> TASK REQUIREMENTS: With the pictures omitted, write out the entries that follow exactly as they stand.

> AVAILABLE RECORDS:
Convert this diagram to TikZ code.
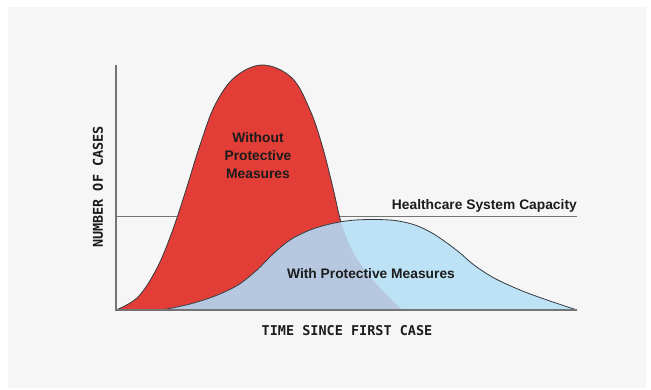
\documentclass[tikz,border=0pt]{standalone}
\usepackage{fontspec}
\setmainfont{Liberation Sans}
\newfontfamily\monofont{DejaVu Sans Mono}
\definecolor{bggray}{HTML}{F6F6F6}
\definecolor{fillred}{HTML}{E23E37}
\definecolor{fillblue}{HTML}{BDE2F6}
\definecolor{overlap}{HTML}{B6C8E0}
\definecolor{linegray}{HTML}{747474}
\definecolor{outline}{HTML}{343a40}
\definecolor{ink}{HTML}{1C1C1C}
\begin{document}
\begin{tikzpicture}
[x=1pt,y=-1pt,
 axisline/.style={draw=linegray,line width=1.3pt},
 curveline/.style={draw=outline,line width=0.8pt,line join=round},
 curvetext/.style={text=ink,font=\bfseries\fontsize{13.8}{18}\selectfont,align=center,inner sep=0pt},
 axistext/.style={text=ink,font=\monofont\bfseries\fontsize{13.5}{16}\selectfont,inner sep=0pt}]

%%
%%%The two curves
\def\redcurve{plot[smooth,tension=0.6] coordinates {(116,310) (138,297) (157,268) (172,232) (186,190) (200,145) (215,105) (235,77) (263,65) (292,78) (310,110) (322,145) (333,188) (341,222) (352,250) (367,273) (385,293) (402,310)}}
\def\bluecurve{plot[smooth,tension=0.55] coordinates {(162,310) (190,304) (215,296) (238,285) (257,270) (273,254) (290,240) (310,230) (330,224) (350,220.5) (372,219.5) (395,220.5) (415,225) (432,233) (447,243) (460,253) (474,265) (494,278) (520,290) (547,300) (577,310)}}
%%

\useasboundingbox (0,0) rectangle (651,390);
\fill[white] (0,0) rectangle (651,390);
\fill[bggray] (8,7) rectangle (646,388);

% the coordinates of the axes
\coordinate (O) at (116,310);
\coordinate (Y) at (116,65);
\coordinate (X) at (577,310);
\coordinate (C1) at (116,216.7);
\coordinate (C2) at (577,216.7);

% the capacity line
\draw[axisline] (C1) -- (C2);

% the curves
\fill[fillred] \redcurve -- cycle;
\draw[curveline] \redcurve;
\fill[fillblue] \bluecurve -- cycle;
\begin{scope}
\clip \bluecurve -- cycle;
\fill[overlap] \redcurve -- cycle;
\end{scope}
\draw[curveline] \bluecurve;

% the axes
\draw[axisline] (Y) -- (O) -- (X);

% labelling
\node[curvetext] (without) at (258,156) {Without\\Protective\\Measures};
\node[curvetext] (with) at (371,274) {With Protective Measures};
\node[curvetext,anchor=base east] (capacity) at (577,210) {Healthcare System Capacity};
\node[axistext] (time) at (347,331) {TIME SINCE FIRST CASE};
\node[axistext,rotate=90] (cases) at (98,187) {NUMBER OF CASES};

\end{tikzpicture}
\end{document}
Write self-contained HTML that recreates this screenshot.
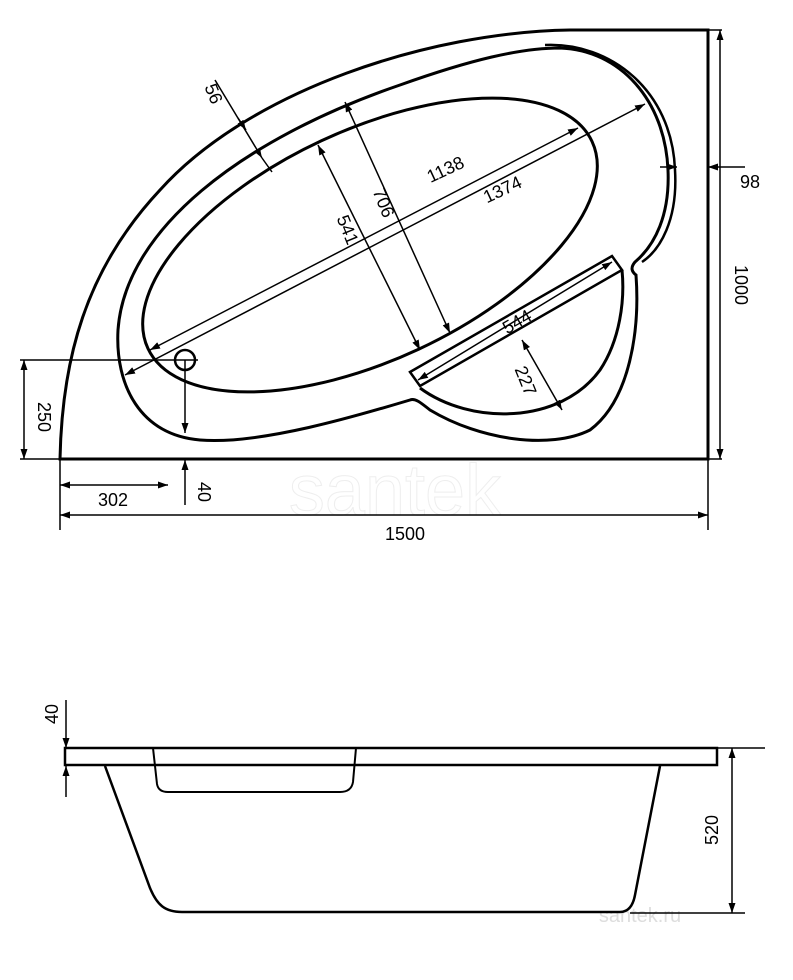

> OUTPUT OF THE EXERCISE:
Convert this diagram to TikZ code.
\documentclass[tikz,border=0pt]{standalone}
\usepackage{fontspec}
\setmainfont{Liberation Sans}
\newfontfamily\monofont{DejaVu Sans Mono}
\definecolor{bggray}{HTML}{F6F6F6}
\definecolor{fillred}{HTML}{E23E37}
\definecolor{fillblue}{HTML}{BDE2F6}
\definecolor{overlap}{HTML}{B6C8E0}
\definecolor{linegray}{HTML}{747474}
\definecolor{outline}{HTML}{343a40}
\definecolor{ink}{HTML}{1C1C1C}
\begin{document}
\begin{tikzpicture}
[x=1pt,y=-1pt,
 axisline/.style={draw=linegray,line width=1.3pt},
 curveline/.style={draw=outline,line width=0.8pt,line join=round},
 curvetext/.style={text=ink,font=\bfseries\fontsize{13.8}{18}\selectfont,align=center,inner sep=0pt},
 axistext/.style={text=ink,font=\monofont\bfseries\fontsize{13.5}{16}\selectfont,inner sep=0pt}]

%%
%%%The two curves
\def\redcurve{plot[smooth,tension=0.6] coordinates {(116,310) (138,297) (157,268) (172,232) (186,190) (200,145) (215,105) (235,77) (263,65) (292,78) (310,110) (322,145) (333,188) (341,222) (352,250) (367,273) (385,293) (402,310)}}
\def\bluecurve{plot[smooth,tension=0.55] coordinates {(162,310) (190,304) (215,296) (238,285) (257,270) (273,254) (290,240) (310,230) (330,224) (350,220.5) (372,219.5) (395,220.5) (415,225) (432,233) (447,243) (460,253) (474,265) (494,278) (520,290) (547,300) (577,310)}}
%%

\useasboundingbox (0,0) rectangle (651,390);
\fill[white] (0,0) rectangle (651,390);
\fill[bggray] (8,7) rectangle (646,388);

% the coordinates of the axes
\coordinate (O) at (116,310);
\coordinate (Y) at (116,65);
\coordinate (X) at (577,310);
\coordinate (C1) at (116,216.7);
\coordinate (C2) at (577,216.7);

% the capacity line
\draw[axisline] (C1) -- (C2);

% the curves
\fill[fillred] \redcurve -- cycle;
\draw[curveline] \redcurve;
\fill[fillblue] \bluecurve -- cycle;
\begin{scope}
\clip \bluecurve -- cycle;
\fill[overlap] \redcurve -- cycle;
\end{scope}
\draw[curveline] \bluecurve;

% the axes
\draw[axisline] (Y) -- (O) -- (X);

% labelling
\node[curvetext] (without) at (258,156) {Without\\Protective\\Measures};
\node[curvetext] (with) at (371,274) {With Protective Measures};
\node[curvetext,anchor=base east] (capacity) at (577,210) {Healthcare System Capacity};
\node[axistext] (time) at (347,331) {TIME SINCE FIRST CASE};
\node[axistext,rotate=90] (cases) at (98,187) {NUMBER OF CASES};

\end{tikzpicture}
\end{document}
Write self-contained HTML that recreates this screenshot.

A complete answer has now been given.